Long-form

The Ethics of Speedrunning

When breaking games becomes controversial

Michael Allen
Michael Allen November 19, 2025 · 4 min read

Speedrunning sits at an uncomfortable intersection of player creativity and developer intention. What happens when players discover techniques that break a game's carefully designed challenge? When they sequence-skip past narrative content? When they transform hours of intended experience into minutes of optimized execution?

The relationship between developers and speedrunners has evolved significantly. Early reactions ranged from hostility to bemusement—players were "cheating," "not playing the game correctly," missing the point of the design. But as speedrunning has grown into a major cultural force, with dedicated communities, charity events, and professional practitioners, the ethical questions have become more nuanced.

The Case for Speedrunning

Speedrunners argue, reasonably, that they purchase games and can play them however they choose. If they find entertainment in optimization, in the pursuit of perfect execution, in the community of competition—what harm is done? They're not cheating other players; they're competing in a separate category with its own rules and norms.

Moreover, speedrunning often demonstrates genuine mastery. Understanding a game deeply enough to identify skips, to execute frame-perfect techniques, to optimize routes through complex environments—these require skills that the developers' intended experience might never demand. Speedrunners are experts, just in a different domain than the designers anticipated.

There's also the argument that any sufficiently complex system will produce emergent behavior. Glitches that enable speedruns aren't malicious exploits; they're the predictable result of interaction between game systems. Discovering and utilizing them is a form of play, just not the form the designers expected.

Developer Concerns

From the developer perspective, speedrunning raises valid concerns. Narrative games are designed to deliver story in sequence; skipping content undermines authorial intent.

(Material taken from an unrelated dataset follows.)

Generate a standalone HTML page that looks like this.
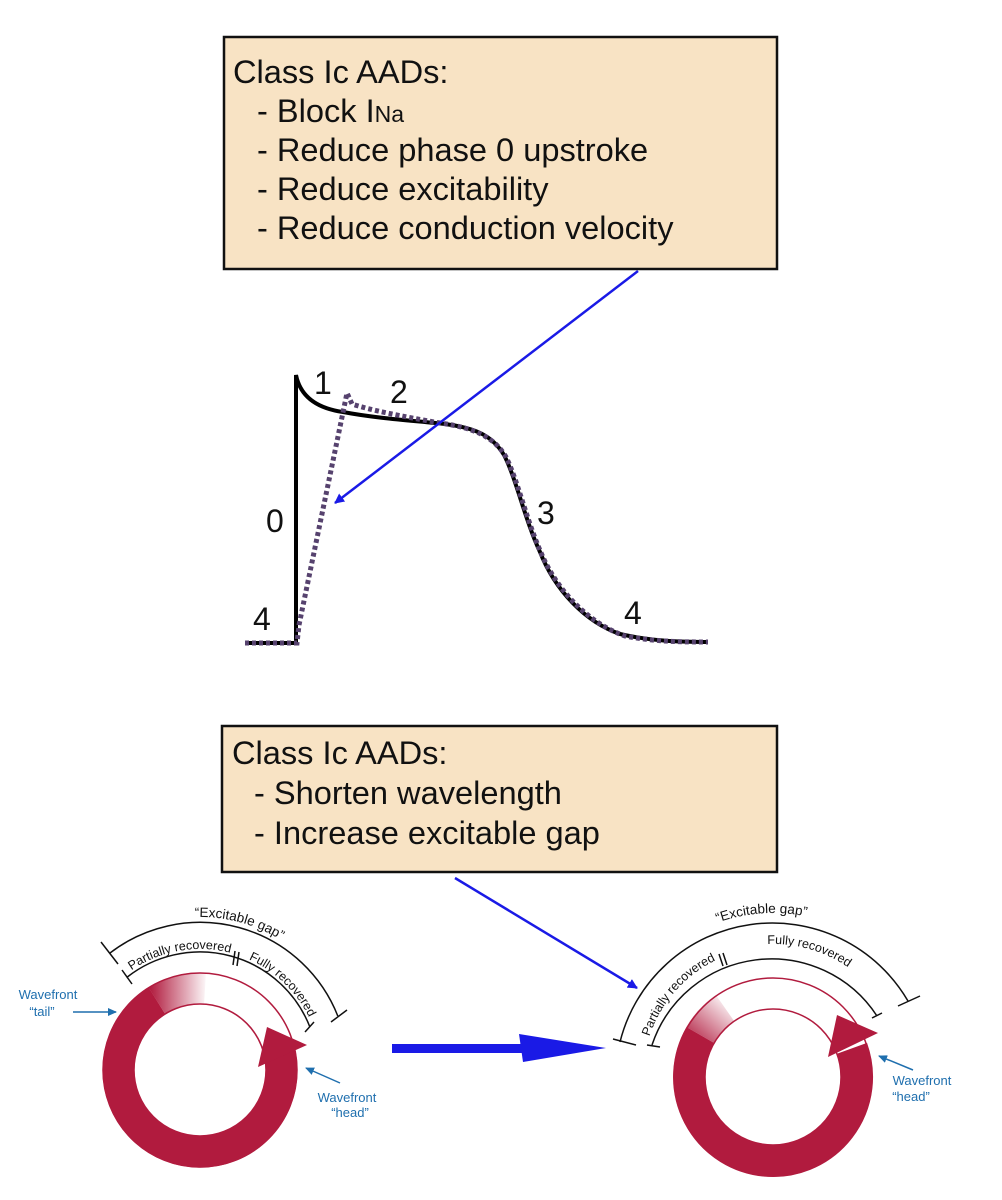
<!DOCTYPE html>
<html><head><meta charset="utf-8"><style>
html,body{margin:0;padding:0;background:#fff;}
svg{display:block;}
text{font-family:"Liberation Sans",Arial,sans-serif;}
</style></head><body>
<svg width="1002" height="1200" viewBox="0 0 1002 1200" xmlns="http://www.w3.org/2000/svg">
<defs>
<marker id="ah" markerWidth="10" markerHeight="10" refX="9" refY="5" orient="auto" markerUnits="userSpaceOnUse"><path d="M0,0 L10,5 L0,10 z" fill="#1a1ae6"/></marker>
<marker id="ah2" markerWidth="9" markerHeight="8" refX="8" refY="4" orient="auto" markerUnits="userSpaceOnUse"><path d="M0,0 L9,4 L0,8 z" fill="#1f6fae"/></marker>
<linearGradient id="gL" gradientUnits="userSpaceOnUse" x1="150" y1="1000" x2="208" y2="1000"><stop offset="0" stop-color="#b11b3e"/><stop offset="1" stop-color="#b11b3e" stop-opacity="0"/></linearGradient>
<linearGradient id="gR" gradientUnits="userSpaceOnUse" x1="690" y1="1045" x2="730" y2="1000"><stop offset="0" stop-color="#b11b3e"/><stop offset="1" stop-color="#b11b3e" stop-opacity="0"/></linearGradient>
<path id="tL1" d="M 112.2 944.7 A 153 153 0 0 1 338.7 1005.3"/>
<path id="tL2" d="M 95.2 1009.5 A 121 121 0 0 1 277.8 977.3"/>
<path id="tL3" d="M 187.4 949.7 A 121 121 0 0 1 320.7 1078.4"/>
<path id="tR1" d="M 640.3 980.6 A 164 164 0 0 1 890.9 963.0"/>
<path id="tR2" d="M 644.6 1097.3 A 130 130 0 0 1 775.3 947.0"/>
<path id="tR3" d="M 698.6 966.7 A 133 133 0 0 1 894.5 1022.9"/>
</defs>

<!-- Box 1 -->
<rect x="224" y="37" width="553" height="232" fill="#f8e3c4" stroke="#111" stroke-width="2.5"/>
<g font-size="32.6" fill="#111">
<text x="233" y="83">Class Ic AADs:</text>
<text x="257" y="122">- Block I<tspan font-size="23">Na</tspan></text>
<text x="257" y="161">- Reduce phase 0 upstroke</text>
<text x="257" y="200">- Reduce excitability</text>
<text x="257" y="239">- Reduce conduction velocity</text>
</g>

<!-- Action potential -->
<path d="M245,643 L296,643 L296,375 C300,395 315,408 343,412 C380,419 420,421 445,424 C475,428 492,435 504,455 C516,478 525,520 540,552 C555,590 585,622 620,634 C650,641 680,642 708,642" fill="none" stroke="#000" stroke-width="4"/>
<path d="M245,643 L297,643 L299,625 L347,393 L352,404 C370,410 400,416 440,423 C475,428 494,437 506,457 C518,481 527,522 542,555 C558,592 590,624 625,636 C655,642 685,642 708,642" fill="none" stroke="#56426e" stroke-width="5" stroke-dasharray="4,3"/>
<g font-size="32" fill="#111">
<text x="314" y="394">1</text>
<text x="390" y="403">2</text>
<text x="266" y="532">0</text>
<text x="537" y="524">3</text>
<text x="253" y="630">4</text>
<text x="624" y="624">4</text>
</g>
<line x1="638" y1="271" x2="335" y2="503" stroke="#1a1ae6" stroke-width="2.5" marker-end="url(#ah)"/>

<!-- Box 2 -->
<rect x="222" y="726" width="555" height="146" fill="#f8e3c4" stroke="#111" stroke-width="2.5"/>
<g font-size="32.6" fill="#111">
<text x="232" y="764">Class Ic AADs:</text>
<text x="254" y="804">- Shorten wavelength</text>
<text x="254" y="844">- Increase excitable gap</text>
</g>
<line x1="455" y1="878" x2="637" y2="988" stroke="#1a1ae6" stroke-width="2.5" marker-end="url(#ah)"/>

<!-- big arrow -->
<rect x="392" y="1044" width="132" height="9" fill="#1a1ae6"/>
<path d="M519,1034 L606,1048 L523,1062 Z" fill="#1a1ae6"/>

<!-- Left circle -->
<g>
<circle cx="200" cy="1070" r="97" fill="none" stroke="#b11b3e" stroke-width="1.5"/>
<circle cx="200" cy="1070" r="66" fill="none" stroke="#b11b3e" stroke-width="1.5"/>
<path d="M 279.4 1051.7 A 81.5 81.5 0 1 1 157 1000.9" fill="none" stroke="#b11b3e" stroke-width="32"/>
<path d="M 157 1000.9 A 81.5 81.5 0 0 1 205 988.6" fill="none" stroke="url(#gL)" stroke-width="32"/>
<path d="M267,1027 L307,1045 L258,1067 Z" fill="#b11b3e"/>
<path d="M 109.6 953.3 A 148 148 0 0 1 337.8 1016" fill="none" stroke="#111" stroke-width="1.5"/>
<line x1="101" y1="942" x2="118" y2="964" stroke="#111" stroke-width="1.5"/>
<line x1="331" y1="1022" x2="347" y2="1010" stroke="#111" stroke-width="1.5"/>
<path d="M 127.3 977 A 118 118 0 0 1 309.9 1027" fill="none" stroke="#111" stroke-width="1.5"/>
<line x1="122" y1="970" x2="132" y2="984" stroke="#111" stroke-width="1.5"/>
<line x1="305" y1="1032" x2="314" y2="1022" stroke="#111" stroke-width="1.5"/>
<line x1="235" y1="951" x2="233" y2="965" stroke="#111" stroke-width="1.5"/>
<line x1="239" y1="952" x2="237" y2="966" stroke="#111" stroke-width="1.5"/>
<text font-size="13.5" fill="#111" text-anchor="middle"><textPath href="#tL1" startOffset="50%">“Excitable gap”</textPath></text>
<text font-size="12.5" fill="#111" text-anchor="middle"><textPath href="#tL2" startOffset="50%">Partially recovered</textPath></text>
<text font-size="12.5" fill="#111" text-anchor="middle"><textPath href="#tL3" startOffset="50%">Fully recovered</textPath></text>
<g font-size="13" fill="#1f6fae" text-anchor="middle">
<text x="48" y="999">Wavefront</text>
<text x="42" y="1016">“tail”</text>
<text x="347" y="1102">Wavefront</text>
<text x="350" y="1117">“head”</text>
</g>
<line x1="73" y1="1012" x2="116" y2="1012" stroke="#1f6fae" stroke-width="1.5" marker-end="url(#ah2)"/>
<line x1="340" y1="1083" x2="306" y2="1068" stroke="#1f6fae" stroke-width="1.5" marker-end="url(#ah2)"/>
</g>

<!-- Right circle -->
<g>
<circle cx="773" cy="1077" r="99" fill="none" stroke="#b11b3e" stroke-width="1.5"/>
<circle cx="773" cy="1077" r="68" fill="none" stroke="#b11b3e" stroke-width="1.5"/>
<path d="M 852 1048.3 A 84 84 0 1 1 700.3 1035" fill="none" stroke="#b11b3e" stroke-width="32"/>
<path d="M 700.3 1035 A 84 84 0 0 1 725 1008" fill="none" stroke="url(#gR)" stroke-width="32"/>
<path d="M837,1015 L878,1033 L828,1057 Z" fill="#b11b3e"/>
<path d="M 620 1042 A 157 157 0 0 1 908 1001" fill="none" stroke="#111" stroke-width="1.5"/>
<line x1="613" y1="1039" x2="636" y2="1045" stroke="#111" stroke-width="1.5"/>
<line x1="898" y1="1006" x2="920" y2="996" stroke="#111" stroke-width="1.5"/>
<path d="M 652 1045 A 126 126 0 0 1 877 1016" fill="none" stroke="#111" stroke-width="1.5"/>
<line x1="647" y1="1045" x2="660" y2="1047" stroke="#111" stroke-width="1.5"/>
<line x1="872" y1="1018" x2="882" y2="1013" stroke="#111" stroke-width="1.5"/>
<line x1="719" y1="954" x2="723" y2="966" stroke="#111" stroke-width="1.5"/>
<line x1="723" y1="953" x2="727" y2="965" stroke="#111" stroke-width="1.5"/>
<text font-size="13.5" fill="#111" text-anchor="middle"><textPath href="#tR1" startOffset="50%">“Excitable gap”</textPath></text>
<text font-size="12.5" fill="#111" text-anchor="middle"><textPath href="#tR2" startOffset="50%">Partially recovered</textPath></text>
<text font-size="12.5" fill="#111" text-anchor="middle"><textPath href="#tR3" startOffset="50%">Fully recovered</textPath></text>
<g font-size="13" fill="#1f6fae" text-anchor="middle">
<text x="922" y="1085">Wavefront</text>
<text x="911" y="1101">“head”</text>
</g>
<line x1="913" y1="1070" x2="879" y2="1056" stroke="#1f6fae" stroke-width="1.5" marker-end="url(#ah2)"/>
</g>
</svg>
</body></html>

Competitive integrity in multiplayer can be affected by single-player exploits that transfer over. Patch cycles get complicated when fixing bugs for regular players breaks speedrun routes.

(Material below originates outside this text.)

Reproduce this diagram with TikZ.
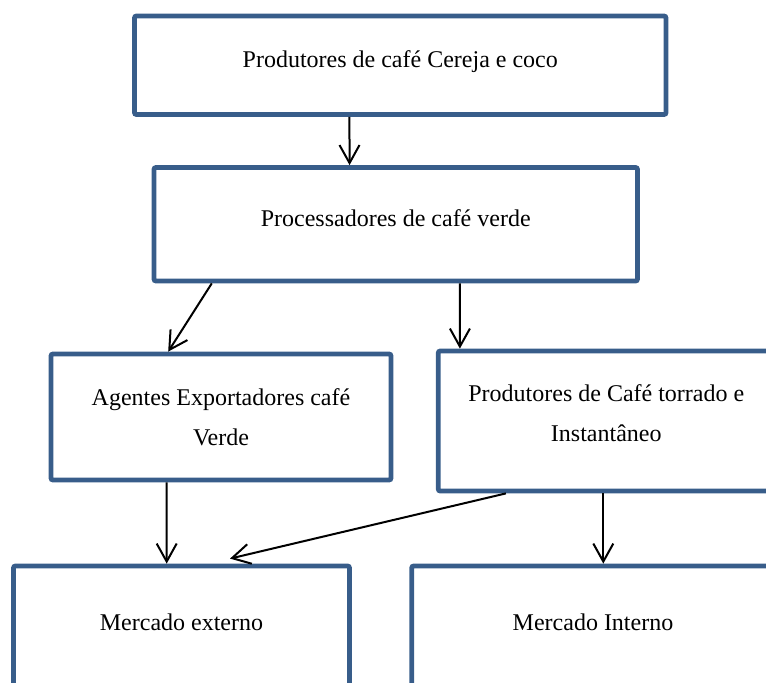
\documentclass[tikz,border=0pt]{standalone}
\usepackage{fontspec}
\setmainfont{Liberation Serif}
\usetikzlibrary{arrows.meta,calc,positioning}
\definecolor{boxblue}{HTML}{385D8A}

\begin{document}
\begin{tikzpicture}[
      x=0.5pt, y=-0.5pt,
      block/.style={draw=boxblue, line width=2.4pt, rounded corners=1pt, align=center, font=\fontsize{12}{20}\selectfont},
      oneline/.style={text height=8.5pt, text depth=6.5pt},
      arr/.style={-{Straight Barb[length=9pt,width=10pt]}, line width=1pt}
  ]
    \useasboundingbox (0,0) rectangle (766,682);
    \clip (0,0) rectangle (766,682);
    \node[block, oneline, minimum width=265.75pt, minimum height=49.25pt] (cereja) at (400.25,65.25) {Produtores de café Cereja e coco};
    \node[block, oneline, minimum width=241.75pt, minimum height=56.75pt] (proc) at (395.75,224.25) {Processadores de café verde};
    \node[block, minimum width=170pt, minimum height=63pt] (agent) at (221,417) {Agentes Exportadores café\\Verde};
    \node[block, text depth=8pt, minimum width=168pt, minimum height=70pt] (torr) at (606.3,421) {Produtores de Café torrado e\\Instantâneo};
    \node[block, oneline, minimum width=168pt, minimum height=62pt] (ext) at (181.5,628) {Mercado externo};
    \node[block, oneline, minimum width=181.3pt, minimum height=62pt] (int) at (593,628) {Mercado Interno};
    \draw[arr] ([xshift=-25.4pt]cereja.south) -- ([xshift=-23.1pt]proc.north);
    \draw[arr] ([xshift=-92pt]proc.south) -- ([xshift=-26.4pt]agent.north);
    \draw[arr] ([xshift=32.1pt]proc.south) -- ([xshift=-73.2pt]torr.north);
    \draw[arr] ([xshift=-27.2pt]agent.south) -- ([xshift=-7.4pt]ext.north);
    \draw[arr] ([xshift=-50.2pt]torr.south) -- ([xshift=24.25pt,yshift=2.5pt]ext.north);
    \draw[arr] ([xshift=-1.5pt]torr.south) -- ([xshift=5.15pt]int.north);
  \end{tikzpicture}
\end{document}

More philosophically, there's the question of respect for craft. Developers spend years building experiences; seeing them reduced to minutes of glitch exploitation can feel dismissive. The speedrunner's "fun" comes at the cost of experiencing the work as intended, and some developers find that difficult to celebrate.

There's also the practical matter of reputation. When speedruns become the dominant way a game is discussed online—when potential buyers see only glitch-filled world record attempts—the intended experience can be obscured.

The Collaborative Middle

The most productive relationships between developers and speedrunners have moved toward collaboration. Some developers actively support speedrunning communities, providing tools, documenting glitches, creating separate "legacy" versions that preserve routes through patches. They recognize that speedrunning extends a game's lifespan, creates community, generates ongoing interest.

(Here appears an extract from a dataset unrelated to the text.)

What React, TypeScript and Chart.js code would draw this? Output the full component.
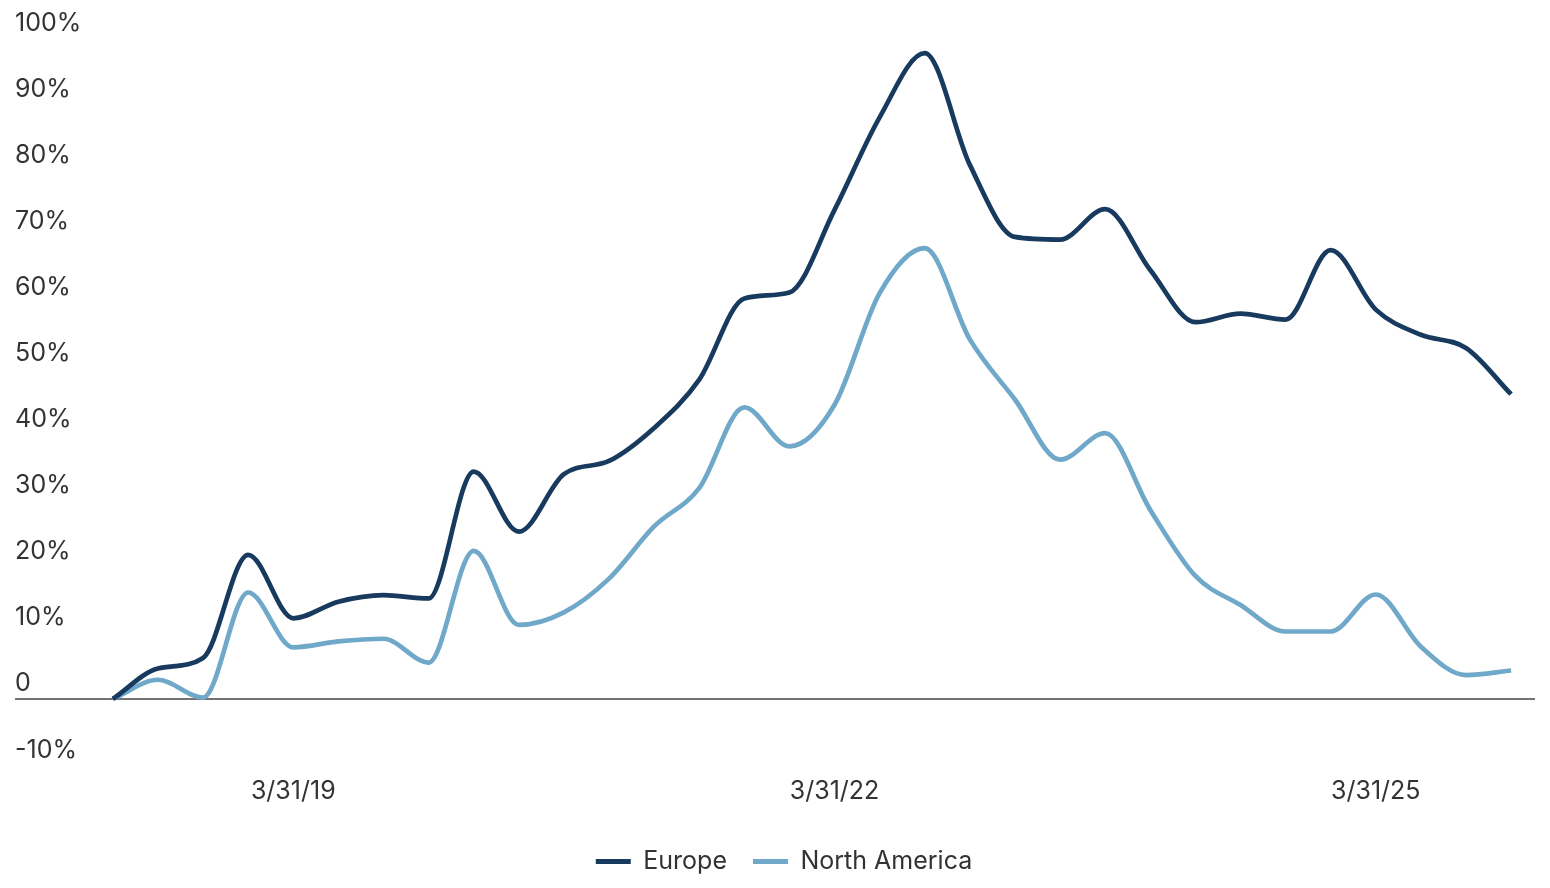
import React, { useEffect, useRef } from "react";
import { Chart, registerables } from "chart.js";

Chart.register(...registerables);

// Quarter-end dates, one per observation
const quarterEnds = [
  "3/31/18", "6/30/18", "9/30/18", "12/31/18",
  "3/31/19", "6/30/19", "9/30/19", "12/31/19",
  "3/31/20", "6/30/20", "9/30/20", "12/31/20",
  "3/31/21", "6/30/21", "9/30/21", "12/31/21",
  "3/31/22", "6/30/22", "9/30/22", "12/31/22",
  "3/31/23", "6/30/23", "9/30/23", "12/31/23",
  "3/31/24", "6/30/24", "9/30/24", "12/31/24",
  "3/31/25", "6/30/25", "9/30/25", "12/31/25",
];

// Cumulative change, in percent
const europe = [
  0, 4.6, 6.2, 21.8, 12.2, 14.7, 15.7, 15.2,
  34.4, 25.3, 34.0, 36.0, 41.0, 48.3, 60.6, 61.5,
  74.0, 88.0, 97.7, 80.8, 69.9, 69.5, 74.1, 64.9,
  57.0, 58.3, 57.4, 67.9, 58.9, 55.1, 53.1, 46.1,
];

const northAmerica = [
  0, 2.9, 0.2, 16.1, 7.8, 8.7, 9.1, 5.5,
  22.4, 11.2, 13.1, 18.2, 26.1, 31.9, 44.1, 38.2,
  44.5, 61.4, 68.2, 54.4, 45.3, 36.2, 40.2, 28.6,
  18.6, 14.2, 10.2, 10.2, 15.8, 7.9, 3.6, 4.3,
];

// Dates shown on the horizontal axis
const axisDates = ["3/31/19", "3/31/22", "3/31/25"];

const FONT_FAMILY = "Inter, 'Liberation Sans', Arial, sans-serif";
const TEXT_COLOR = "#333333";
const EUROPE_COLOR = "#173a5e";
const NA_COLOR = "#6fa8c9";

// Nudges the legend row so it sits where the design puts it
const legendNudge = {
  id: "legendNudge",
  afterLayout(chart: any) {
    const lg = chart.legend;
    if (!lg) return;
    lg.left += 9;
    lg.right += 9;
    lg.top += 6;
    lg.bottom += 6;
  },
};

export default function App() {
  const canvasRef = useRef<HTMLCanvasElement>(null);

  useEffect(() => {
    const canvas = canvasRef.current;
    if (!canvas) return;
    const font = { family: FONT_FAMILY, size: 25 };

    const chart = new Chart(canvas, {
      type: "line",
      data: {
        datasets: [
          {
            label: "Europe",
            data: europe.map((v, i) => ({ x: i, y: v })),
            borderColor: EUROPE_COLOR,
            backgroundColor: EUROPE_COLOR,
            borderWidth: 4.7,
            pointRadius: 0,
            cubicInterpolationMode: "monotone",
            fill: false,
          },
          {
            label: "North America",
            data: northAmerica.map((v, i) => ({ x: i, y: v })),
            borderColor: NA_COLOR,
            backgroundColor: NA_COLOR,
            borderWidth: 4.7,
            pointRadius: 0,
            cubicInterpolationMode: "monotone",
            fill: false,
          },
        ],
      },
      options: {
        animation: false,
        responsive: true,
        maintainAspectRatio: false,
        layout: { padding: { left: 15, right: 15, top: 38, bottom: 10 } },
        scales: {
          x: {
            type: "linear",
            min: -2.17,
            max: 31.53,
            grid: { display: false, drawTicks: false },
            border: { display: false },
            afterBuildTicks: (scale: any) => {
              scale.ticks = axisDates.map((d) => ({ value: quarterEnds.indexOf(d) }));
            },
            ticks: {
              autoSkip: false,
              maxRotation: 0,
              padding: 11,
              font,
              color: TEXT_COLOR,
              callback: (v: any) => quarterEnds[Number(v)] ?? "",
            },
          },
          y: {
            min: -10,
            max: 100,
            grid: {
              drawTicks: false,
              lineWidth: 2,
              color: (ctx: any) => (ctx.tick && ctx.tick.value === 0 ? "#737373" : "rgba(0,0,0,0)"),
            },
            border: { display: false },
            ticks: {
              stepSize: 10,
              mirror: true,
              padding: 0,
              labelOffset: -15,
              font,
              color: TEXT_COLOR,
              callback: (v: any) => (Number(v) === 0 ? "0" : `${v}%`),
            },
          },
        },
        plugins: {
          legend: {
            position: "bottom",
            labels: {
              boxWidth: 35,
              boxHeight: 5,
              padding: 26,
              font,
              color: TEXT_COLOR,
              generateLabels: (c: any) =>
                Chart.defaults.plugins.legend.labels
                  .generateLabels(c)
                  .map((item: any) => ({ ...item, lineWidth: 0 })),
            },
          },
          tooltip: { enabled: false },
        },
      },
      plugins: [legendNudge],
    });

    return () => chart.destroy();
  }, []);

  return (
    <div
      style={{
        position: "fixed",
        left: 0,
        top: 0,
        width: 1550,
        height: 888,
        background: "#ffffff",
      }}
    >
      <canvas ref={canvasRef} />
    </div>
  );
}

Speedrunners, for their part, have developed norms around disclosure and categorization. Categories separate runs by what glitches are allowed, creating spaces for both purist and anything-goes competition. Communities self-regulate, establishing standards for verification and documentation.

This middle ground acknowledges both perspectives: players can optimize and compete, developers can preserve their intended experience, and the two aren't necessarily in conflict.

Unresolvable Tensions

Some tensions remain genuinely difficult. Narrative-driven games present the clearest case: speedrunning them skips the narrative, which is usually the point. A developer who spent years crafting a story might reasonably feel that speedrunners are missing—or worse, disrespecting—their work.

But even here, the community has found productive approaches. Speedruns of narrative games often become their own art form, with runners finding ways to preserve story beats while optimizing everything else. The tension doesn't disappear, but it becomes generative rather than destructive.

Conclusion

The ethics of speedrunning don't resolve neatly. Both perspectives have validity: players' right to play as they choose, developers' investment in their intended experience. The best outcomes come not from choosing sides but from finding ways for both forms of engagement to coexist.

Speedrunning is here to stay. The question isn't whether it should exist—it's how developers and communities can relate to each other productively, respecting different forms of play without requiring anyone to abandon their priorities.

The games belong to everyone who plays them. That includes speedrunners. It also includes developers who hoped their work would be experienced in specific ways. Finding balance between these claims is ongoing work, but the effort itself matters.